“I see homesteading as making the most out of the resources available to you, and attempting to create and produce instead of always being a consumer.” – Kathryn
Homesteader Profile: Kathryn is a wife and mother of four. She is a work-at-home mom and author of Farming My Backyard. Kathryn lives on 1/10th of an acre in Oregon. She maintains approximately of 330 square feet of gardens (growing zone 8b).
Kathryn’s Homesteading Journey
My husband, Edward, and I have three little girls ages 6, 4, 2, and a new baby boy. I work from home doing transcription and writing, and my husband is a book keeper and tax preparer. We un-school all three girls. My family also includes a goofy black lab and two cats. My homestead is located in the city where I have neighbors on all sides and can see a freeway out the front windows.
I got my first taste of homesteading by planting some herbs on an apartment balcony and learning how to make my own bread. Then I added a few chickens, as well as more plants, and pretty soon I found myself with chickens, goats, rabbits, and a lot of garden.

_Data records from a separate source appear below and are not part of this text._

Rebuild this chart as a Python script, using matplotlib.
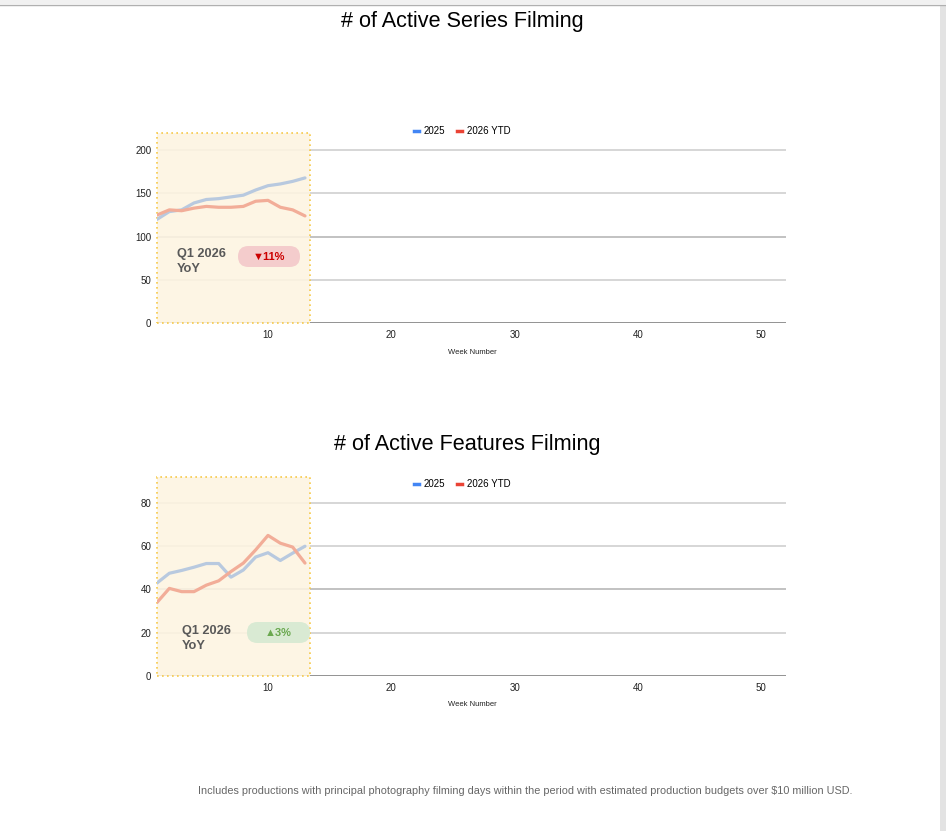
import matplotlib
matplotlib.use("Agg")
import matplotlib.pyplot as plt
from matplotlib.patches import FancyBboxPatch, Rectangle
from matplotlib.lines import Line2D

plt.rcParams['font.family'] = ['Liberation Sans', 'DejaVu Sans']

# data: weeks of Q1
weeks = list(range(1, 14))
series_2025 = [120, 129, 131, 139, 143, 144, 146, 148, 154, 159, 161, 164, 168]
series_2026 = [125, 131, 130, 133, 135, 134, 134, 135, 141, 142, 134, 131, 124]
features_2025 = [43, 47.5, 48.8, 50.3, 52, 52, 45.7, 49, 55, 57, 53.4, 56.8, 60]
features_2026 = [34, 40.5, 39, 39, 42, 44, 48.3, 52.2, 58.3, 65, 61.4, 59.6, 52.2]
x_ticks = [10, 20, 30, 40, 50]
series_yticks = [0, 50, 100, 150, 200]
features_yticks = [0, 20, 40, 60, 80]
series_yoy = "\u25bc11%"
features_yoy = "\u25b23%"
footnote = ("Includes productions with principal photography filming days within the period "
            "with estimated production budgets over $10 million USD.")

W, H = 946, 831
fig = plt.figure(figsize=(W / 100, H / 100), dpi=100)

# browser chrome bits
fig.patches.append(Rectangle((0, 1 - 4 / H), 1, 4 / H, transform=fig.transFigure,
                             facecolor='#f1f1f1', edgecolor='none'))
fig.add_artist(Line2D([0, 1], [1 - 4.5 / H] * 2, transform=fig.transFigure, color='#b0b0b0', lw=1))
fig.patches.append(Rectangle((940 / W, 0), 6 / W, 1 - 5 / H, transform=fig.transFigure,
                             facecolor='#e3e3e3', edgecolor='none'))

blue_leg, red_leg = '#4285f4', '#ea4335'
blue_ln, red_ln = '#b8c9df', '#f2ad98'


def draw(rect, ytop, yticks, s25, s26, title, title_xy, leg_y, pill, q1_xy):
    ax = fig.add_axes(rect)
    ax.set_xlim(1, 52)
    ax.set_ylim(0, ytop)
    for t in yticks[1:]:
        ax.axhline(t, color='#b8b8b8' if t == yticks[2] else '#cfcfcf', lw=1.2, zorder=1)
    ax.axhline(0, color='#8a8a8a', lw=1.3, zorder=1)
    ax.axvspan(1, 13.4, facecolor='#fdf4e1', edgecolor='none', alpha=0.88, zorder=1.5)
    ax.add_patch(Rectangle((1, 0), 12.4, ytop, facecolor='none', edgecolor='#f6c94a',
                           ls=(0, (1, 2)), lw=1.2, zorder=1.6, clip_on=False))
    ax.plot(weeks, s25, color=blue_ln, lw=2.3, solid_capstyle='round', zorder=2)
    ax.plot(weeks, s26, color=red_ln, lw=2.3, solid_capstyle='round', zorder=2)
    for s in ax.spines.values():
        s.set_visible(False)
    ax.set_xticks(x_ticks)
    ax.set_yticks(yticks)
    ax.tick_params(length=0, labelsize=7, colors='#222222')
    ax.tick_params(axis='y', pad=4)
    ax.tick_params(axis='x', pad=5)
    handles = [Line2D([], [], color=blue_leg, lw=2.5), Line2D([], [], color=red_leg, lw=2.5)]
    ax.legend(handles, ['2025', '2026 YTD'], loc='center', bbox_to_anchor=(0.485, leg_y),
              ncol=2, frameon=False, fontsize=7, handlelength=0.5, handletextpad=0.5,
              columnspacing=1.2)
    tx, ty = title_xy
    fig.text(tx / W, 1 - ty / H, title, ha='center', va='center', fontsize=15.6)
    bottom_px = H - rect[1] * H
    fig.text(472 / W, 1 - (bottom_px + 29) / H, 'Week Number', ha='center', va='center',
             fontsize=5.5, color='#222222')
    # YoY pill
    (x0, y0, x1, y1), txt, bg, fg = pill
    fig.patches.append(FancyBboxPatch((x0 / W, 1 - y1 / H), (x1 - x0) / W, (y1 - y0) / H,
                                      boxstyle='round,pad=0,rounding_size=0.011',
                                      mutation_aspect=W / H, transform=fig.transFigure,
                                      facecolor=bg, edgecolor='none', zorder=3))
    fig.text((x0 + x1) / 2 / W, 1 - (y0 + y1) / 2 / H, txt, ha='center', va='center',
             fontsize=8, fontweight='bold', color=fg, zorder=4)
    qx, qy = q1_xy
    fig.text(qx / W, 1 - qy / H, 'Q1 2026', ha='left', va='center', fontsize=9.2,
             fontweight='bold', color='#595959')
    fig.text(qx / W, 1 - (qy + 15) / H, 'YoY', ha='left', va='center', fontsize=9.2,
             fontweight='bold', color='#595959')
    return ax


draw([157 / W, 1 - 323 / H, 629 / W, 190 / H], 220, series_yticks, series_2025, series_2026,
     '# of Active Series Filming', (462, 22), 1.01,
     ((238, 246, 300, 267), series_yoy, '#f4cccc', '#cc0000'), (177, 254))
draw([157 / W, 1 - 676 / H, 629 / W, 199 / H], 92, features_yticks, features_2025, features_2026,
     '# of Active Features Filming', (467, 444), 0.965,
     ((247, 622, 310, 643), features_yoy, '#d9ead3', '#6aa84f'), (182, 631))

fig.text(525.5 / W, 1 - 791 / H, footnote, ha='center', va='center', fontsize=7.8,
         color='#666666')

fig.savefig('out.png', dpi=100)
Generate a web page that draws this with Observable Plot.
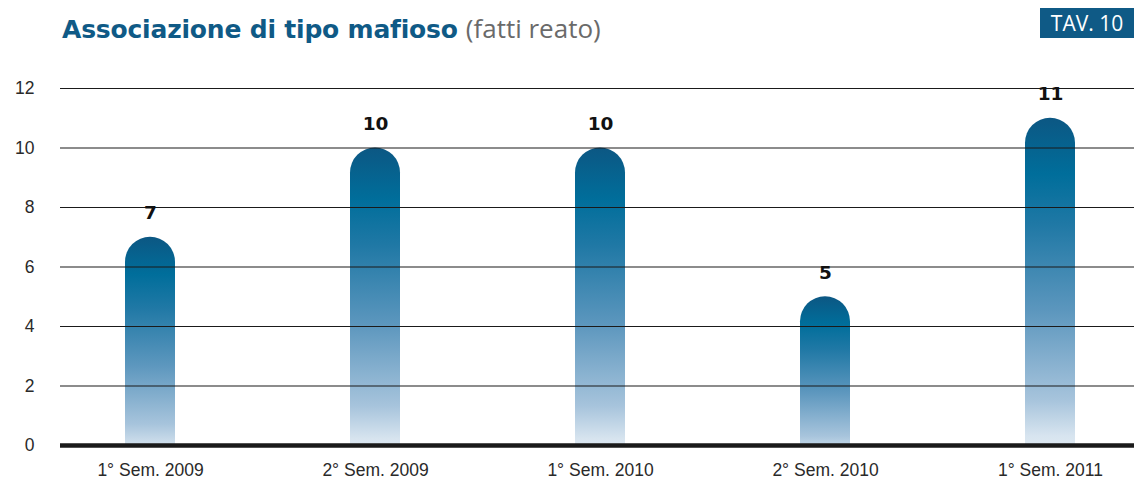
<!DOCTYPE html>
<html><head><meta charset="utf-8">
<script src="https://cdn.jsdelivr.net/npm/d3@7"></script>
<script src="https://cdn.jsdelivr.net/npm/@observablehq/plot@0.6"></script>
<style>
body{margin:0;background:#fff;width:1134px;height:482px;overflow:hidden;font-family:"Liberation Sans",Arial,sans-serif;}
#head{position:relative;height:60px;}
#title{position:absolute;left:62px;top:16px;white-space:nowrap;line-height:25px;}
#title b{font-family:"DejaVu Sans",sans-serif;font-weight:bold;color:#0f5a86;font-size:25px;letter-spacing:-0.2px;}
#title span{color:#6a6a6a;font-weight:normal;font-family:"Open Sans","Liberation Sans",sans-serif;font-size:26px;margin-left:8px;}
#tav{position:absolute;left:1040px;top:8px;width:94px;height:30px;background:#0f5a86;color:#fff;font-size:21px;line-height:30px;text-align:center;font-family:"Open Sans","Liberation Sans",sans-serif;}
</style></head>
<body>
<div id="head"><div id="title"><b>Associazione di tipo mafioso</b><span>(fatti reato)</span></div><div id="tav">TAV. 10</div></div>
<div id="chart"></div>
<script>
const categories = ["1° Sem. 2009","2° Sem. 2009","1° Sem. 2010","2° Sem. 2010","1° Sem. 2011"];
const values = [7,10,10,5,11];
const yTicks = [0,2,4,6,8,10,12];
const data = categories.map((c,i)=>({cat:c, v:values[i]}));

const plot = Plot.plot({
  width:1134, height:422,
  marginTop:28, marginBottom:37, marginLeft:60, marginRight:0,
  style:{fontFamily:"'Liberation Sans',Arial,sans-serif", fontSize:"17.5px", color:"#333", background:"#fff"},
  x:{domain:categories, range:[63,1137], padding:0.778, paddingOuter:0.2756, label:null, tickSize:0, tickPadding:18},
  y:{domain:[0,12], ticks:yTicks, label:null, tickSize:0, tickPadding:26},
  marks:[
    Plot.barY(data,{x:"cat", y:"v", fill:"url(#bargrad)", rx:25, insetBottom:-26, clip:true}),
    Plot.ruleY(yTicks.filter(d=>d>0),{stroke:"#1a1a1a", strokeWidth:1.1}),
    Plot.ruleY([0],{stroke:"#1a1a1a", strokeWidth:4.5}),
    Plot.text(data,{x:"cat", y:"v", text:d=>String(d.v), dy:-24, fontSize:18.5, fontWeight:"bold", fill:"#111", fontFamily:"'DejaVu Sans',sans-serif"})
  ]
});
const svg = d3.select(plot);
svg.selectAll("g[aria-label='x-axis tick label'] text, g[aria-label='y-axis tick label'] text").attr("fill","#2a2a2a");
const defs = svg.insert("defs",":first-child");
const g = defs.append("linearGradient").attr("id","bargrad").attr("x1",0).attr("y1",0).attr("x2",0).attr("y2",1);
[[0,"#0c5783"],[0.16,"#006e9b"],[0.3,"#1f78a5"],[0.55,"#5d97be"],[0.8,"#a7c4dc"],[0.9,"#d7e4ef"],[1,"#eef3f8"]].forEach(([o,c])=>g.append("stop").attr("offset",o).attr("stop-color",c));
document.getElementById("chart").appendChild(plot);
</script>
</body></html>
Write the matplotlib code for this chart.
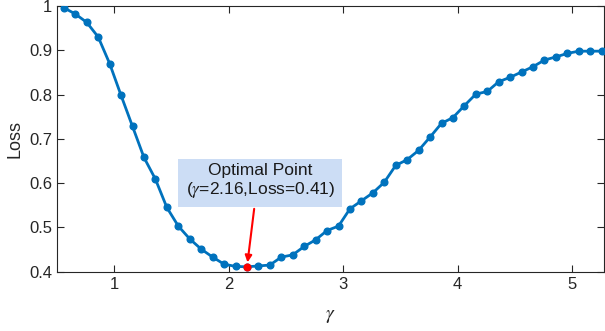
from matplotlib import pyplot as plt
from matplotlib.ticker import FuncFormatter
import numpy as np

plt.rcParams['font.family'] = ['Liberation Sans', 'DejaVu Sans']
plt.rcParams['mathtext.fontset'] = 'stix'

gamma = [0.56, 0.66, 0.76, 0.86, 0.96, 1.06, 1.16, 1.26, 1.36, 1.46,
         1.56, 1.66, 1.76, 1.86, 1.96, 2.06, 2.16, 2.26, 2.36, 2.46,
         2.56, 2.66, 2.76, 2.86, 2.96, 3.06, 3.16, 3.26, 3.36, 3.46,
         3.56, 3.66, 3.76, 3.86, 3.96, 4.06, 4.16, 4.26, 4.36, 4.46,
         4.56, 4.66, 4.76, 4.86, 4.96, 5.06, 5.16, 5.26]
loss = [0.996, 0.982, 0.963, 0.930, 0.870, 0.798, 0.728, 0.658, 0.609, 0.545,
        0.503, 0.474, 0.451, 0.433, 0.417, 0.412, 0.411, 0.413, 0.415, 0.433,
        0.438, 0.457, 0.472, 0.493, 0.503, 0.542, 0.560, 0.578, 0.602, 0.640,
        0.653, 0.674, 0.704, 0.735, 0.748, 0.775, 0.801, 0.807, 0.829, 0.839,
        0.851, 0.863, 0.878, 0.885, 0.893, 0.898, 0.898, 0.898]
opt_gamma = 2.16
opt_loss = 0.411

axcol = '#262626'
fig = plt.figure(figsize=(6.05, 3.31), dpi=100)
ax = fig.add_axes([57/605, 1-271.7/331, 547/605, 265.7/331])

ax.plot(gamma, loss, '-o', color='#0072BD', lw=2, ms=4.8, zorder=3)
ax.plot([opt_gamma], [opt_loss], 'o', color='red', ms=4.8, zorder=4)

ax.set_xlim(0.5, 5.28)
ax.set_ylim(0.4, 1.0)
ax.set_xticks([1, 2, 3, 4, 5])
ax.set_yticks([0.4, 0.5, 0.6, 0.7, 0.8, 0.9, 1.0])
ax.yaxis.set_major_formatter(FuncFormatter(lambda v, p: ('%g' % round(v, 2))))
ax.tick_params(direction='in', length=5, width=0.8, colors=axcol, labelsize=12,
               top=True, right=True, labelcolor=axcol)
for s in ax.spines.values():
    s.set_color(axcol)
    s.set_linewidth(0.8)

ax.set_xlabel(r'$\gamma$', fontsize=14, color=axcol, labelpad=12)
ax.set_ylabel('Loss', fontsize=13, color=axcol, labelpad=4)

# text box
ax.text(2.275, 0.604, 'Optimal Point\n(' + r'$\gamma$' + '=2.16,Loss=0.41)',
        ha='center', va='center', fontsize=12.5, color='#1a1a1a',
        linespacing=1.15,
        bbox=dict(boxstyle='square,pad=0.42', fc='#CCDDF5', ec='none'),
        zorder=5)
# arrow
ax.annotate('', xy=(opt_gamma + 0.005, 0.421), xytext=(2.223, 0.542),
            arrowprops=dict(arrowstyle='-|>', color='red', lw=1.5,
                            mutation_scale=10, shrinkA=0, shrinkB=0),
            zorder=5)

fig.savefig('out.png', dpi=100)
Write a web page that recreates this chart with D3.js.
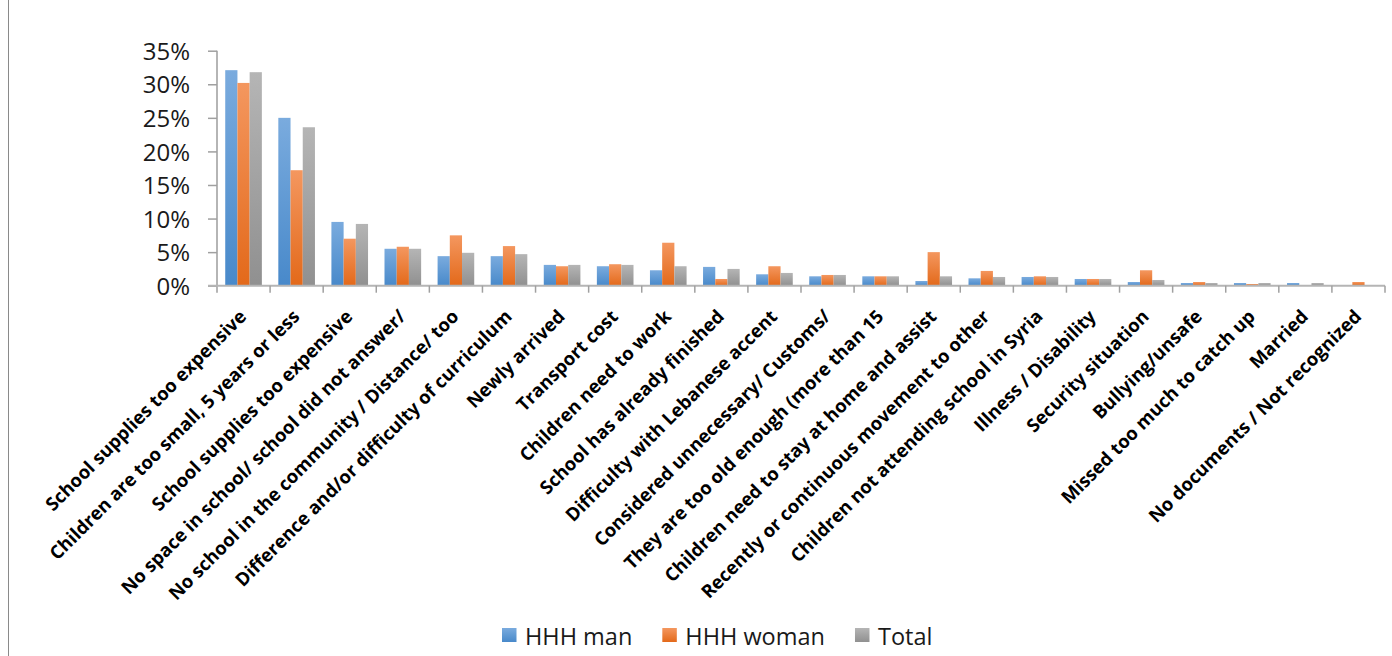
<!DOCTYPE html>
<html>
<head>
<meta charset="utf-8">
<script src="https://cdn.jsdelivr.net/npm/d3@7"></script>
<style>
  html, body { margin: 0; padding: 0; background: #fff; }
  svg { display: block; }
</style>
</head>
<body>
<svg id="chart" width="1392" height="656"></svg>
<script>
const categories = [
  "School supplies too expensive",
  "Children are too small, 5 years or less",
  "School supplies too expensive",
  "No space in school/ school did not answer/",
  "No school in the community / Distance/ too",
  "Difference and/or difficulty of curriculum",
  "Newly arrived",
  "Transport cost",
  "Children need to work",
  "School has already finished",
  "Difficulty with Lebanese accent",
  "Considered unnecessary/ Customs/",
  "They are too old enough (more than 15",
  "Children need to stay at home and assist",
  "Recently or continuous movement to other",
  "Children not attending school in Syria",
  "Illness / Disability",
  "Security situation",
  "Bullying/unsafe",
  "Missed too much to catch up",
  "Married",
  "No documents / Not recognized"
];
const seriesNames = ["HHH man", "HHH woman", "Total"];
const hhhMan   = [32.1, 25.0, 9.5, 5.5, 4.4, 4.4, 3.1, 2.9, 2.3, 2.8, 1.7, 1.4, 1.4, 0.7, 1.1, 1.3, 1.0, 0.55, 0.4, 0.4, 0.4, 0.1];
const hhhWoman = [30.2, 17.2, 7.0, 5.8, 7.5, 5.9, 2.9, 3.2, 6.4, 1.0, 2.9, 1.6, 1.4, 5.0, 2.2, 1.4, 1.0, 2.3, 0.55, 0.25, 0, 0.55];
const total    = [31.8, 23.6, 9.2, 5.5, 4.9, 4.7, 3.1, 3.1, 2.9, 2.5, 1.9, 1.6, 1.4, 1.4, 1.3, 1.3, 1.0, 0.85, 0.4, 0.4, 0.4, 0.1];
const yTicks = [0, 5, 10, 15, 20, 25, 30, 35];

const seriesValues = [hhhMan, hhhWoman, total];
const colors = [
  ["#7aabde", "#4889ca"],
  ["#f4975f", "#e3691a"],
  ["#b5b5b5", "#909090"]
];

const svg = d3.select("#chart");
const plot = { left: 217, right: 1385, top: 50.7, bottom: 285.7 };

const defs = svg.append("defs");
colors.forEach((c, i) => {
  const g = defs.append("linearGradient").attr("id", "grad" + i)
    .attr("x1", 0).attr("y1", 0).attr("x2", 0).attr("y2", 1);
  g.append("stop").attr("offset", "0%").attr("stop-color", c[0]);
  g.append("stop").attr("offset", "100%").attr("stop-color", c[1]);
});

svg.append("line").attr("x1", 8.5).attr("x2", 8.5).attr("y1", 0).attr("y2", 656)
  .attr("stroke", "#8a8a8a").attr("stroke-width", 1);

const idx = d3.range(categories.length);
const x = d3.scaleBand().domain(idx).range([plot.left, plot.right]).paddingInner(0).paddingOuter(0);
const bw = x.bandwidth();
const xs = d3.scaleBand().domain(d3.range(seriesNames.length))
  .range([bw * 0.155, bw * 0.845]).paddingInner(0).paddingOuter(0);
const y = d3.scaleLinear().domain([0, 35]).range([plot.bottom, plot.top]);

seriesValues.forEach((vals, s) => {
  svg.append("g").selectAll("rect").data(idx).join("rect")
    .attr("x", i => x(i) + xs(s))
    .attr("width", xs.bandwidth())
    .attr("y", i => y(vals[i]))
    .attr("height", i => y(0) - y(vals[i]))
    .attr("fill", "url(#grad" + s + ")");
});

const yAxis = d3.axisLeft(y).tickValues(yTicks).tickFormat(d => d + "%").tickSize(9).tickPadding(18);
const gy = svg.append("g").attr("transform", `translate(${plot.left},0)`).call(yAxis);
gy.select(".domain").attr("stroke", "#b5b5b5").attr("stroke-width", 2)
  .attr("d", `M0,${plot.top}V${plot.bottom + 7}`);
gy.selectAll(".tick line").attr("stroke", "#a0a0a0").attr("stroke-width", 1.5);
gy.selectAll(".tick text").attr("font-family", "'Open Sans', sans-serif")
  .attr("font-size", "24px").attr("fill", "#1a1a1a").attr("dy", "0.36em");

const gx = svg.append("g");
gx.append("line").attr("x1", plot.left - 9).attr("x2", plot.right)
  .attr("y1", plot.bottom).attr("y2", plot.bottom)
  .attr("stroke", "#b5b5b5").attr("stroke-width", 2);
const boundaries = idx.map(i => x(i)).concat([x(idx[idx.length - 1]) + bw]);
gx.selectAll("line.tk").data(boundaries.slice(1)).join("line").attr("class", "tk")
  .attr("x1", d => d).attr("x2", d => d)
  .attr("y1", plot.bottom).attr("y2", plot.bottom + 7)
  .attr("stroke", "#a0a0a0").attr("stroke-width", 1.5);

svg.append("g").selectAll("text").data(idx).join("text")
  .attr("transform", i => `translate(${x(i) + bw / 2 + 4},${plot.bottom + 32}) rotate(-45)`)
  .attr("text-anchor", "end")
  .attr("font-family", "'Open Sans', sans-serif")
  .attr("font-weight", 700)
  .attr("font-size", "18.5px")
  .attr("fill", "#000")
  .text(i => categories[i]);

const legend = svg.append("g");
let lx = 502;
seriesNames.forEach((name, s) => {
  legend.append("rect").attr("x", lx).attr("y", 628).attr("width", 14.5).attr("height", 14)
    .attr("fill", "url(#grad" + s + ")");
  const t = legend.append("text").attr("x", lx + 23).attr("y", 645)
    .attr("font-family", "'Open Sans', sans-serif").attr("font-size", "23.5px")
    .attr("fill", "#1a1a1a").text(name);
  lx += 23 + t.node().getComputedTextLength() + 30;
});
</script>
</body>
</html>
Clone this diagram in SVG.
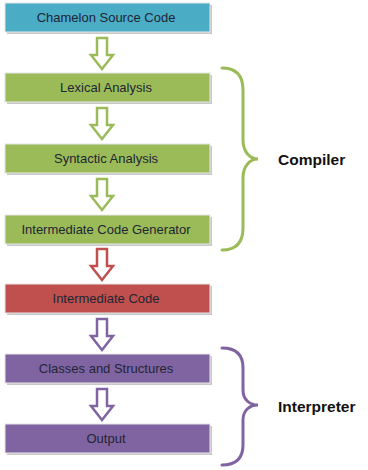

Right now I have about 330 square feet of garden space, but the gardens just keep growing. I tuck plants into nooks and crannies around the property. I had two apple trees, but the goats killed them. This spring I got two columnar apple trees and we’ve added self pollinating peach, cherry and pear dwarf fruit trees, and elderberries.
I have a jam packed my homestead with twelve laying hens, two Nigerian Dwarf dairy goats, and a breeding trio of American Chinchilla rabbits. Baby rabbits and meat chickens vary in number through out the year. Right now I have four Cornish Cross chickens, four half grown rabbits, and a nest of seven baby bunnies. I sell surplus eggs to friends and family from time to time, but mostly my family stays well feed with all that the animals produce.
In an effort to live simply, we heat our home with a wood burning stove, we don’t own a microwave (updated to say we bought my eight year old a microwave because she wanted to cook her own food and the stove made her nervous), downsized our fridge, and line-dry all of our laundry. I make most of our toiletries and cleaners from scratch, as well as the majority of our food. We try to reduce water and electricity use and hope to someday install solar panels and a rainwater cistern. Not too shabby for city living.
Kathryn’s Advice for Urban Homesteaders
Be very mindful of your neighbors. Be friendly and considerate and you may even convince them to join you in gardening or raising chickens.